Pemerintah daerah, kata Sutopo, juga kurang memperhatikan pengaturan tata ruang yang kompatibel dengan penanggulangan bencana. Masyarakat juga banyak yang masih tinggal di kawasan rawan bencana. “Entah itu karena tidak mampu atau tidak mau pindah ke tempat yang lebih aman,” tuturnya.
Ada juga beberapa faktor lain. Antara lain laju deforestasi yang semakin cepat dari tahun ke tahun, Daerah Aliran Sungai (DAS) yang semakin kritis, serta perubahan iklim global. Pada 2018 nanti, lanjut Sutopo, Indonesia diprediksi masih akan dihantam bencana tidak kurang dari 2.000 kali. Kelompok banjir, tanah longsor, dan puting beliung diperkirakan akan menyerang sepanjang Januari hingga April.

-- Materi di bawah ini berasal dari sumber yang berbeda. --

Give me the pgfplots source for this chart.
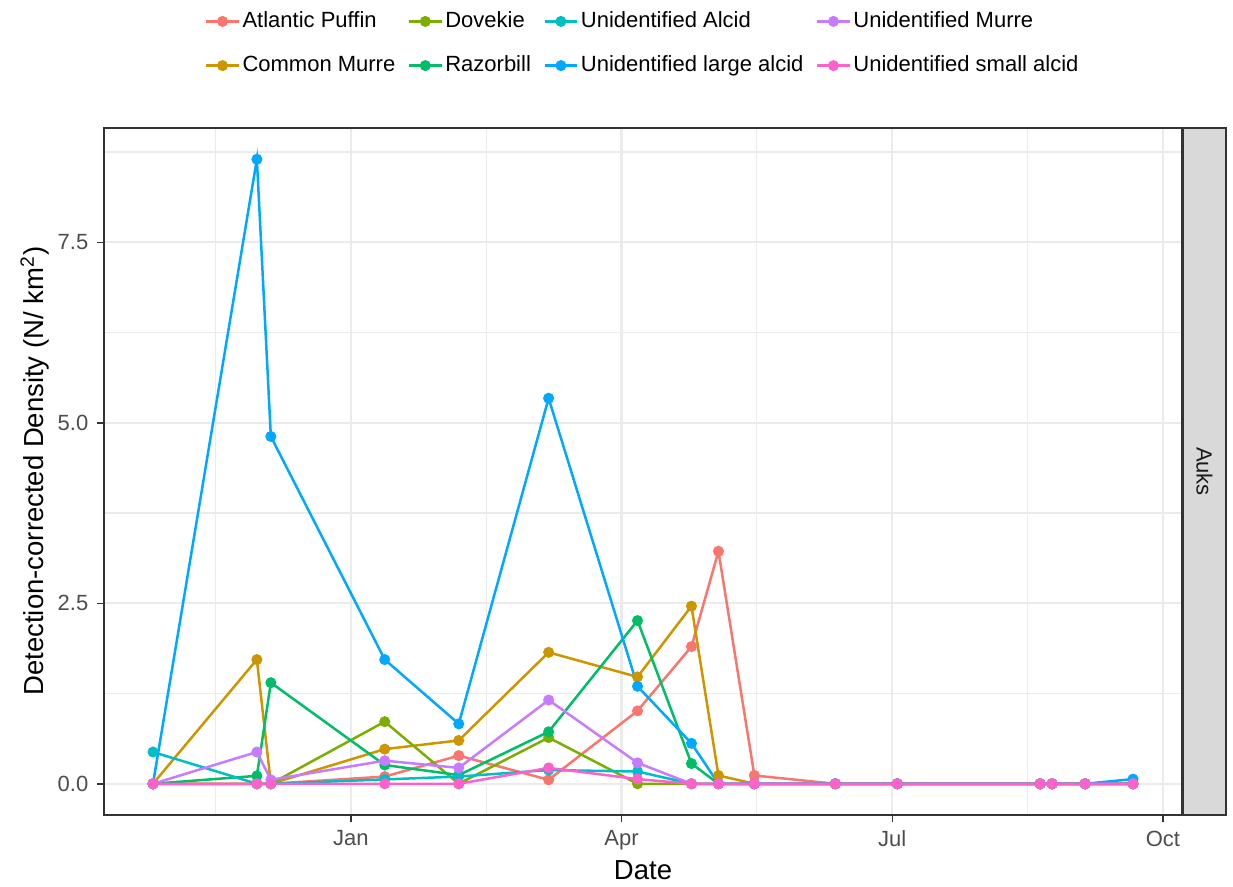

Setelah itu, mulai Juni hingga Oktober, ganti kekeringan dan Karhutla yang mengintai. Barulah memasuki akhir tahun, tepatnya November hingga Desember, banjir dan kawan-kawannya akan kembali menyerang.
“Sementara untuk gempa dan tsunami potensi kerawanannya terjadi sepanjang tahun,” jelas Sutopo. Agar bisa melakukan aksi tanggap dan penanggulangan, ia menyatakan, BNPB butuh setidaknya Rp15 triliun. Dana ini juga digunakan untuk bantuan, pemulihan kembali fisik dan kegiatan ekonomi masyarakat pascabencana.
Sedangkan anggaran penanggulangan bencana yang dialokasikan APBN untuk BNPB pertahun cuma Rp1,2 triliun. “Itupun tahun ini berkurang sampai Rp700 miliar,” bebernya. Sebenarnya ada dana cadangan di Bendahara Umum Negara sebesar Rp4 triliun. Namun, pencairannya harus melalui Kementerian Keuangan (Kemenkeu). Untunglah, masih ada bantuan dari organisasi nonpemerintah yang tanggap bencana.
Kas daerah pun tidak bisa diharapkan. Berdasarkan catatan Sutopo, perdaerah di Indonesia hanya mengalokasikan kira-kira 0,5 persen APBD untuk Badan Penanggulangan Bencana Daerah (BPBD). “Apalagi sebentar lagi ada Pilkada, pasti akan semakin berkurang,” tutup dia.